PROBLEM DESCRIPTION> Copy out the lines that include the word "chart".
[Start of DATA SHOWN]
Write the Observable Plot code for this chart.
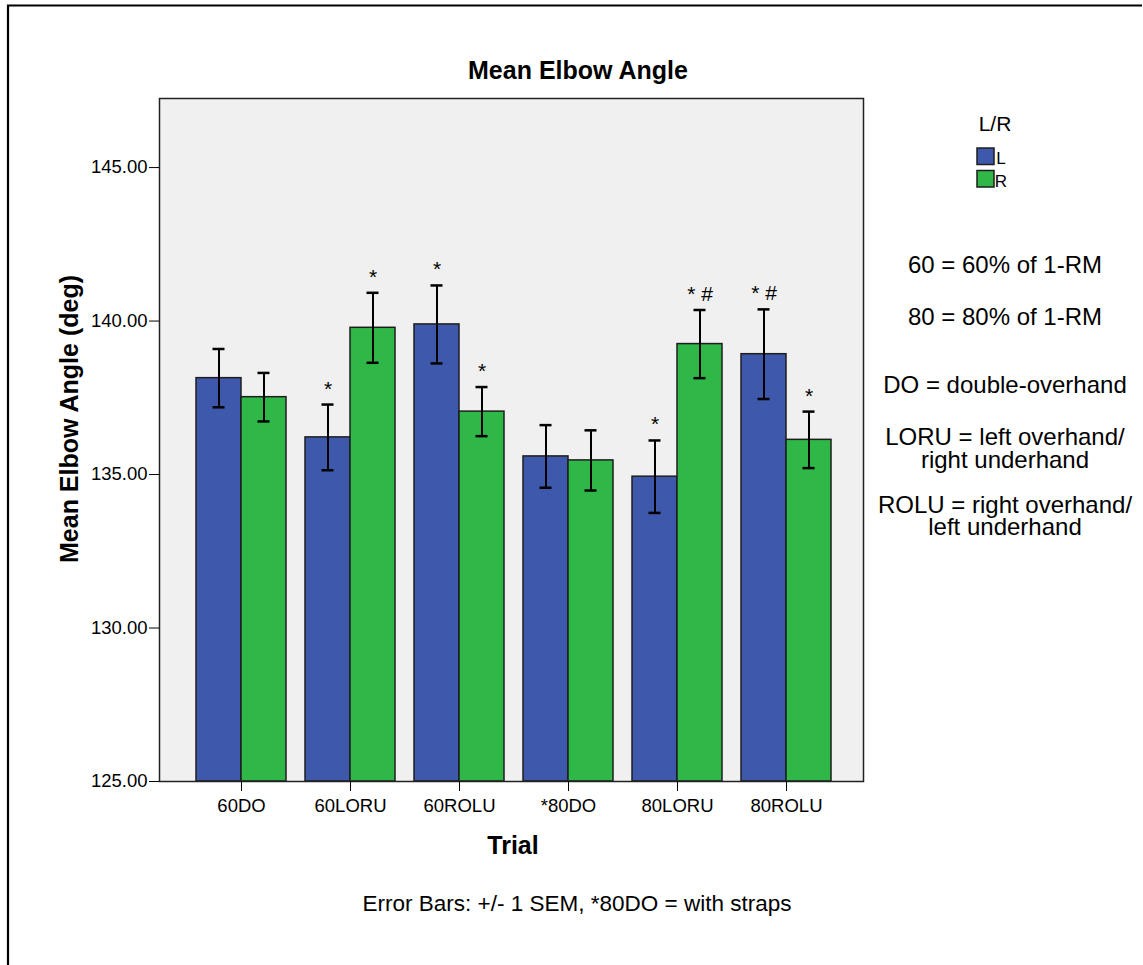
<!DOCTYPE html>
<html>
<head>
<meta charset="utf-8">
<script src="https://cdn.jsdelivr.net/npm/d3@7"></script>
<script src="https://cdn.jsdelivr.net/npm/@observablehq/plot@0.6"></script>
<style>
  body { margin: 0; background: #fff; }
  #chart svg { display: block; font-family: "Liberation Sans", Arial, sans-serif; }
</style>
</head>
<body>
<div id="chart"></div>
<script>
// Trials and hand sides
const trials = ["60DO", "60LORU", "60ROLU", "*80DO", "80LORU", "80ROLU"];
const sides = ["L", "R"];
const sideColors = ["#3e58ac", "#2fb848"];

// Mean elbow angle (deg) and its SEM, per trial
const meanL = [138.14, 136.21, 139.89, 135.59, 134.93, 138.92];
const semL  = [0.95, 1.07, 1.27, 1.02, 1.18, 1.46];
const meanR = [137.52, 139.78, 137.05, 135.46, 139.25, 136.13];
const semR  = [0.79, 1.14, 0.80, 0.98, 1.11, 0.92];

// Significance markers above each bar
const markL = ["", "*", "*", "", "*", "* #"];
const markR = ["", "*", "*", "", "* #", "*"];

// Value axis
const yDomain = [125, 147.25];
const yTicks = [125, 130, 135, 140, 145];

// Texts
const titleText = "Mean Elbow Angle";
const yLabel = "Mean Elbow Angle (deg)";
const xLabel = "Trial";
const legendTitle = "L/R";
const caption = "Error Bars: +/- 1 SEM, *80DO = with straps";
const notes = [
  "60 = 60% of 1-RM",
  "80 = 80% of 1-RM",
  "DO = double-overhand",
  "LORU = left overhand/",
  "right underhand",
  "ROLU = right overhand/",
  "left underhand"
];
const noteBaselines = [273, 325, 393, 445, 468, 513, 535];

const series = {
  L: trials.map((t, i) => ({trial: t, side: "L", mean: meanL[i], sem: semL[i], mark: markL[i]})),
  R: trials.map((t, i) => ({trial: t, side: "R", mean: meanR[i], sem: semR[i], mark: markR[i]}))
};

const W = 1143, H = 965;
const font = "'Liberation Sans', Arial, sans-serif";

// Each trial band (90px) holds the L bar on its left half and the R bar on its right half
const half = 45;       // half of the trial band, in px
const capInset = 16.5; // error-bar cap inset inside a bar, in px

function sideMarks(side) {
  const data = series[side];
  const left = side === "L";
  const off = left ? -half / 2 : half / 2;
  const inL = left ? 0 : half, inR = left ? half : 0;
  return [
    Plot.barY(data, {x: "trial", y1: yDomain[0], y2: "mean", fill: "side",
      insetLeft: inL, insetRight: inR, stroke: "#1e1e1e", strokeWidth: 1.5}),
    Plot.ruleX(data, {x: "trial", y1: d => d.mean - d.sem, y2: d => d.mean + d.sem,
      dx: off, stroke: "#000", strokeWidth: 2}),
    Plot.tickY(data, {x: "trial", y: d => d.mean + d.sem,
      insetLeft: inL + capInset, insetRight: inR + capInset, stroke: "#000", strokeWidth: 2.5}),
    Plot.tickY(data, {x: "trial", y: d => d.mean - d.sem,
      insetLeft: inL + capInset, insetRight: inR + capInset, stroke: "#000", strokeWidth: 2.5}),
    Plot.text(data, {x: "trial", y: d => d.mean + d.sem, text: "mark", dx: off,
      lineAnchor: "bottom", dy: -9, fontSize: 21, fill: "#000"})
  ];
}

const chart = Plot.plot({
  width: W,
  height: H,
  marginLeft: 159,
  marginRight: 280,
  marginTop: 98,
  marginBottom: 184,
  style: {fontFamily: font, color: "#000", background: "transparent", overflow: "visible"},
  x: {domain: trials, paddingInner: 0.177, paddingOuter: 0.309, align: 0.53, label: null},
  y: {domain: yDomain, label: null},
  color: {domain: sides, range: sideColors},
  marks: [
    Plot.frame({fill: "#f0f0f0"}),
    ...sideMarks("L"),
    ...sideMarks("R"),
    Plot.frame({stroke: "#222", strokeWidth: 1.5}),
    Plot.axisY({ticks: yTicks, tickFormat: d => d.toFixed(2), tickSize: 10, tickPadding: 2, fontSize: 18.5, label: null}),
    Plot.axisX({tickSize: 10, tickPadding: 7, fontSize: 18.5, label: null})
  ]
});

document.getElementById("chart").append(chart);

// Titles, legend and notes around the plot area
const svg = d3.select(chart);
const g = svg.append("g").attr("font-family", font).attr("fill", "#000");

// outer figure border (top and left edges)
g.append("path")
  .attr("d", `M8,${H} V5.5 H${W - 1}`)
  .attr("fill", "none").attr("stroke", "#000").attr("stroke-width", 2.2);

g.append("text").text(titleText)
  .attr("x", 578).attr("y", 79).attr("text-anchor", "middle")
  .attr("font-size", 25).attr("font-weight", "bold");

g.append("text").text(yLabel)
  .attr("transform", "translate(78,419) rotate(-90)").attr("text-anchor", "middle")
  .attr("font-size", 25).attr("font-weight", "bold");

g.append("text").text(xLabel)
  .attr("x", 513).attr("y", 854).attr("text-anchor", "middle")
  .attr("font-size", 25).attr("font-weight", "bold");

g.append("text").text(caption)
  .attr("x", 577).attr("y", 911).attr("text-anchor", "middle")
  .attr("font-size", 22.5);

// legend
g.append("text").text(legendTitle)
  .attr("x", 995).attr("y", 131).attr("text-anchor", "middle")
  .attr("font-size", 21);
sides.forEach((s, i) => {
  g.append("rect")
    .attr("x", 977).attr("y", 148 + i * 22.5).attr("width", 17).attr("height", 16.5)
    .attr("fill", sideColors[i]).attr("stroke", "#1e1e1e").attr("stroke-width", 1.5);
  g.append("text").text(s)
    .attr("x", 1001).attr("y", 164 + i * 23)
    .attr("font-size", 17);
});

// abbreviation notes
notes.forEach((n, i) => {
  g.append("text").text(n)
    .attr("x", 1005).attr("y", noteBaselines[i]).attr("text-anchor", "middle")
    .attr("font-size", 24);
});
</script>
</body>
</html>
[End of DATA SHOWN]
WRITTEN REPLY>
Write the Observable Plot code for this chart.
  #chart svg { display: block; font-family: "Liberation Sans", Arial, sans-serif; }
<div id="chart"></div>
const chart = Plot.plot({
document.getElementById("chart").append(chart);
const svg = d3.select(chart);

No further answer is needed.